=== Records provided ===

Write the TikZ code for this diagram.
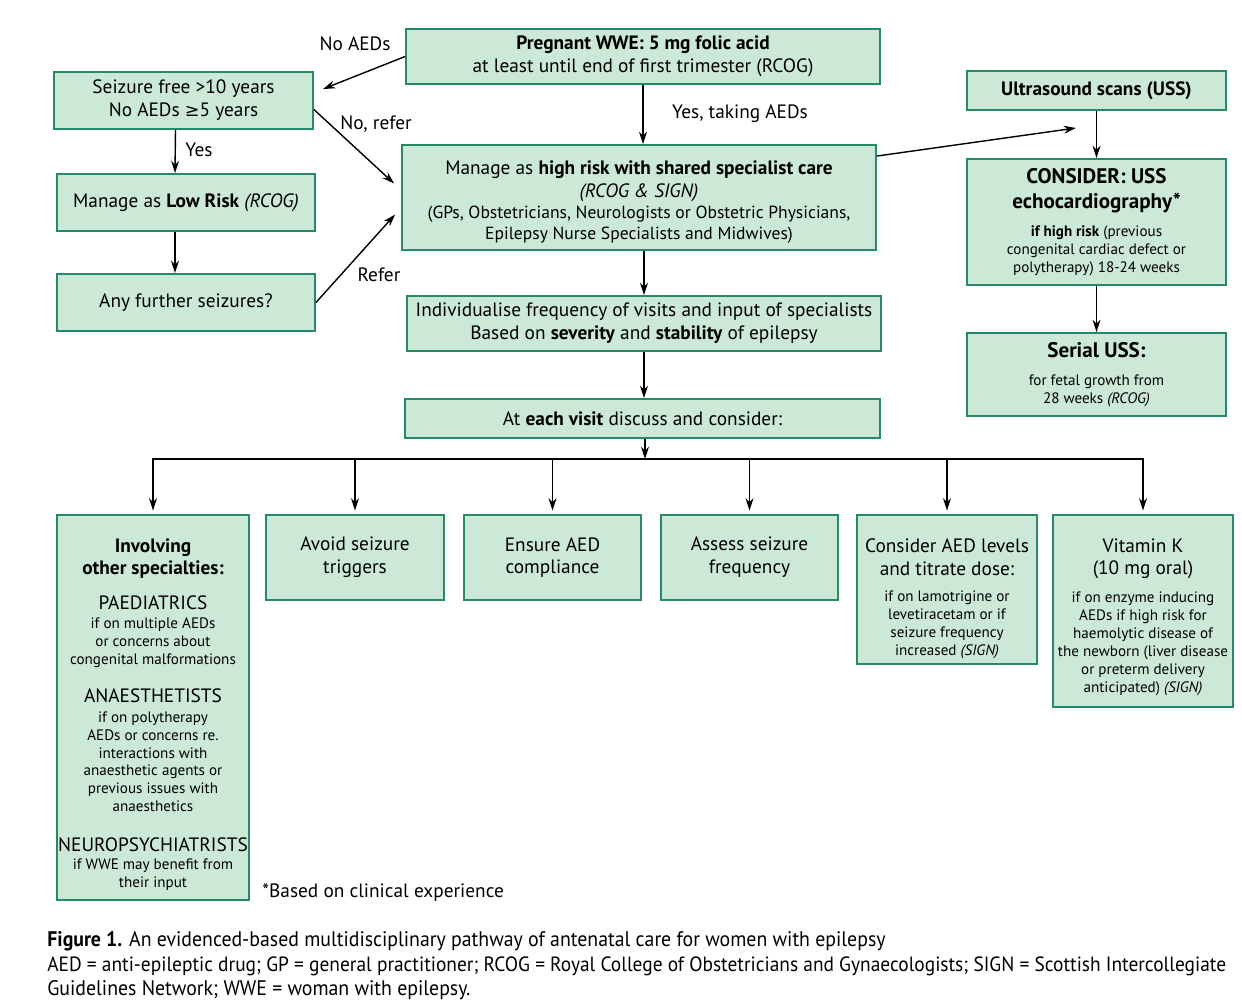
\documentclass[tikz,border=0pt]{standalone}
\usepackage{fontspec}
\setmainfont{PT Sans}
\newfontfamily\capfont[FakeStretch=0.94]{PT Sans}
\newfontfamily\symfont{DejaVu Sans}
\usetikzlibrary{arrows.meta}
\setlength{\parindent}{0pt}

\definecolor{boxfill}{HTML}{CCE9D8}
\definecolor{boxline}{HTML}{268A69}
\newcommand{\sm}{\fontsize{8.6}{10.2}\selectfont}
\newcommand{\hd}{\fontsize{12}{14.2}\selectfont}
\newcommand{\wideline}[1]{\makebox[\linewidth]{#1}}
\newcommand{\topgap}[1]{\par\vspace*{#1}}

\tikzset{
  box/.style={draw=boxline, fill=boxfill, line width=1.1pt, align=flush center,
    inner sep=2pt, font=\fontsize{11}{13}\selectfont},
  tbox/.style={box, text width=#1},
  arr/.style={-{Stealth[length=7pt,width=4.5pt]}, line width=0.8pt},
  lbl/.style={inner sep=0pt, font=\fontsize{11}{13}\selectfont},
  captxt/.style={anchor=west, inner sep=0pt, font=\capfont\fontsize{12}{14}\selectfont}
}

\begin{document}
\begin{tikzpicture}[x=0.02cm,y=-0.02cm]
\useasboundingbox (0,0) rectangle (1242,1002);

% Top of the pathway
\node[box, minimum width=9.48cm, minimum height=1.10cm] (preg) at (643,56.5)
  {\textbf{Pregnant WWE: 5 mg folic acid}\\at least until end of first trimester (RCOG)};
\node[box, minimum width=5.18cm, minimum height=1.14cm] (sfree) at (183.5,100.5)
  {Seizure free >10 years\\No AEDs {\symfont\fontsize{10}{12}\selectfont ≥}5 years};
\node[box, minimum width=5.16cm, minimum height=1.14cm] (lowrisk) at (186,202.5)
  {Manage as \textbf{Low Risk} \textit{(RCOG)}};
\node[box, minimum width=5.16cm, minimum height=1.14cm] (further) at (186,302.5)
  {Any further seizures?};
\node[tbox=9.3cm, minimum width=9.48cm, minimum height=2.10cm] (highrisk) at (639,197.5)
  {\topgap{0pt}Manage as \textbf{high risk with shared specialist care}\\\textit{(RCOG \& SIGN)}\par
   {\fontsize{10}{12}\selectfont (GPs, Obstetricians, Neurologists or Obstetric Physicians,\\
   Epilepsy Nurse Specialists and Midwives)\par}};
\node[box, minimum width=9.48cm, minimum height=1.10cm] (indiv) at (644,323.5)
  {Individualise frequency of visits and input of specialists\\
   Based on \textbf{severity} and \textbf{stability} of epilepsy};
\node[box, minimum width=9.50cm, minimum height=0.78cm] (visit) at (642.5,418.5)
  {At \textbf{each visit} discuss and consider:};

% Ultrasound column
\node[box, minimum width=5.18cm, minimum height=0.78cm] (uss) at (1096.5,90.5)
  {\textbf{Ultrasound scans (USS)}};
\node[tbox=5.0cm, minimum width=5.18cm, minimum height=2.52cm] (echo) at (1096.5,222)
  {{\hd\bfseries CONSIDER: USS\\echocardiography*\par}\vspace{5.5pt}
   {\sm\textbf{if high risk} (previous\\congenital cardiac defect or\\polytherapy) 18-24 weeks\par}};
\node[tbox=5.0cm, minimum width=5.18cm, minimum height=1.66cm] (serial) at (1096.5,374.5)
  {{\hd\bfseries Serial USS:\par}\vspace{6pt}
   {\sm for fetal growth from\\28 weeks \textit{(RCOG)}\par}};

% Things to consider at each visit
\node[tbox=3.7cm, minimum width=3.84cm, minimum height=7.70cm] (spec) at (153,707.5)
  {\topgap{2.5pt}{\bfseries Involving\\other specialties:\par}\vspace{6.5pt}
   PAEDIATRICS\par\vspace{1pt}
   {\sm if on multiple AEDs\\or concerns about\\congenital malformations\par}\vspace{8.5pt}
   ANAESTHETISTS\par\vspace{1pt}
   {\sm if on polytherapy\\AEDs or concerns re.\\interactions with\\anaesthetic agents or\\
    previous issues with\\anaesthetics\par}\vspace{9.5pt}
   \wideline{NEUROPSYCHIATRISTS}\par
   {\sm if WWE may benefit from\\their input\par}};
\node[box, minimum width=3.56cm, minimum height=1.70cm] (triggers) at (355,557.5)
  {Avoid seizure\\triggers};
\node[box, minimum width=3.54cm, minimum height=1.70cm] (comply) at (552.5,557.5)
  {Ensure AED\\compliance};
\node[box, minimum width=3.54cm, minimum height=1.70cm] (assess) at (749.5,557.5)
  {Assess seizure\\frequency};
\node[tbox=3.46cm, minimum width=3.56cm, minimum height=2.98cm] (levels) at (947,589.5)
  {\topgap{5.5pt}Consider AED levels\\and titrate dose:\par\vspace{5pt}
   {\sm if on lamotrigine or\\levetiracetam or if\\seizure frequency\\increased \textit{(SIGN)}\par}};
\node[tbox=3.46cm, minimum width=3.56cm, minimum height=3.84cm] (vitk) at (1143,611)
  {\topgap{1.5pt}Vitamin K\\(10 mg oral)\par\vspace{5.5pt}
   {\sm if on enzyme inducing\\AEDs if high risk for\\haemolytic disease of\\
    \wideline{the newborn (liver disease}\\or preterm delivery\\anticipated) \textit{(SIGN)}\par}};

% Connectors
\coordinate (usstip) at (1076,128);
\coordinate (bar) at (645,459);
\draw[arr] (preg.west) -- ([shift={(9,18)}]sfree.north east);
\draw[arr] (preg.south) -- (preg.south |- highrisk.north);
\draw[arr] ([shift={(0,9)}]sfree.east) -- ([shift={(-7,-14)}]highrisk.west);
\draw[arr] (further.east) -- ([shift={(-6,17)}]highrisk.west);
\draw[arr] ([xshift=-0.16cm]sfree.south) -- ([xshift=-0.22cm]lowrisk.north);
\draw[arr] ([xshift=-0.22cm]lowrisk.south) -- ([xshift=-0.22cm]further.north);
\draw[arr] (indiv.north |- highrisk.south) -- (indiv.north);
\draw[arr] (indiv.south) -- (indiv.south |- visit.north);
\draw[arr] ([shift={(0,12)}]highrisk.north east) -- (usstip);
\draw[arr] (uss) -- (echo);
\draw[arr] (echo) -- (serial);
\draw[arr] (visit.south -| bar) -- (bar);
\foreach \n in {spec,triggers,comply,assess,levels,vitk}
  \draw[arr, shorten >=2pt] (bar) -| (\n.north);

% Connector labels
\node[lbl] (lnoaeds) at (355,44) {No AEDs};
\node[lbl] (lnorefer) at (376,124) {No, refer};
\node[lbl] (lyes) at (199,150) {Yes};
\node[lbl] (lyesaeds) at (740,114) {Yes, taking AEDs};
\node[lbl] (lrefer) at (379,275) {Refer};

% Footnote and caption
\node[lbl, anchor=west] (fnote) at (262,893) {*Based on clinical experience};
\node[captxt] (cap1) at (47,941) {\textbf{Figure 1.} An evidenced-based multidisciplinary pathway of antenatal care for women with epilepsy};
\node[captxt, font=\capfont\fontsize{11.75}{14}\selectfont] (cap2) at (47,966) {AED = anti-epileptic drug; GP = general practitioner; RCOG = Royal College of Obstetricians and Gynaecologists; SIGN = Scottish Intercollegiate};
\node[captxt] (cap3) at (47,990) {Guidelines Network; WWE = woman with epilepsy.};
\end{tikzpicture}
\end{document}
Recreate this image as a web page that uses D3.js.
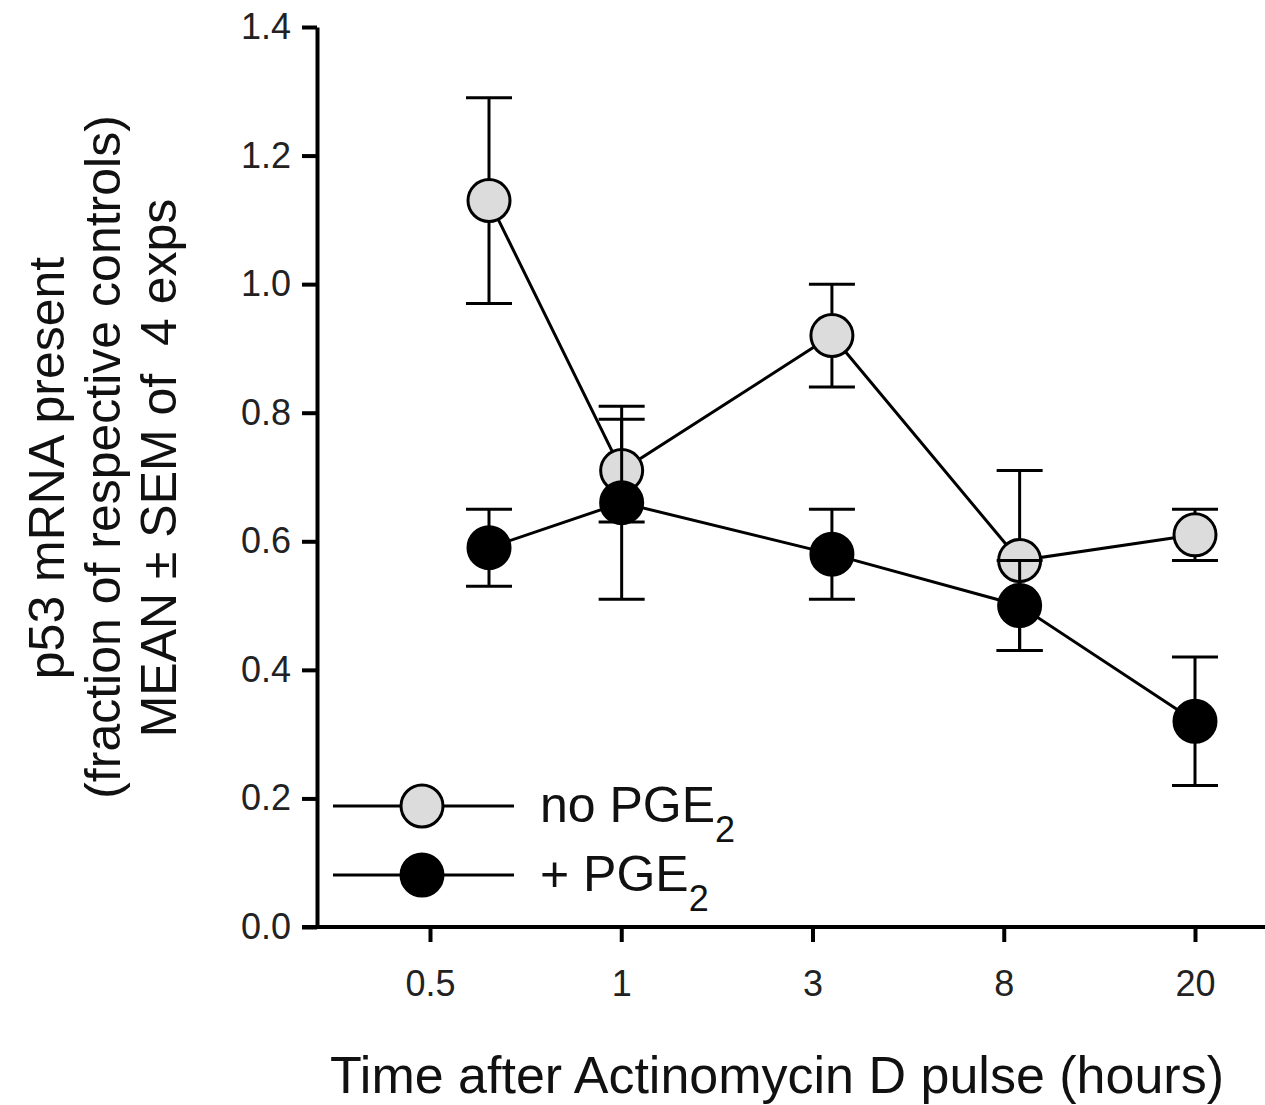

===

- **Your task**
Repeat only the lines between the top of the entries above and the line containing "(0,0) rectangle (1242,1002);", both ends included, without the pictures.

- **Exercise output**
Write the TikZ code for this diagram.
\documentclass[tikz,border=0pt]{standalone}
\usepackage{fontspec}
\setmainfont{PT Sans}
\newfontfamily\capfont[FakeStretch=0.94]{PT Sans}
\newfontfamily\symfont{DejaVu Sans}
\usetikzlibrary{arrows.meta}
\setlength{\parindent}{0pt}

\definecolor{boxfill}{HTML}{CCE9D8}
\definecolor{boxline}{HTML}{268A69}
\newcommand{\sm}{\fontsize{8.6}{10.2}\selectfont}
\newcommand{\hd}{\fontsize{12}{14.2}\selectfont}
\newcommand{\wideline}[1]{\makebox[\linewidth]{#1}}
\newcommand{\topgap}[1]{\par\vspace*{#1}}

\tikzset{
  box/.style={draw=boxline, fill=boxfill, line width=1.1pt, align=flush center,
    inner sep=2pt, font=\fontsize{11}{13}\selectfont},
  tbox/.style={box, text width=#1},
  arr/.style={-{Stealth[length=7pt,width=4.5pt]}, line width=0.8pt},
  lbl/.style={inner sep=0pt, font=\fontsize{11}{13}\selectfont},
  captxt/.style={anchor=west, inner sep=0pt, font=\capfont\fontsize{12}{14}\selectfont}
}

\begin{document}
\begin{tikzpicture}[x=0.02cm,y=-0.02cm]
\useasboundingbox (0,0) rectangle (1242,1002);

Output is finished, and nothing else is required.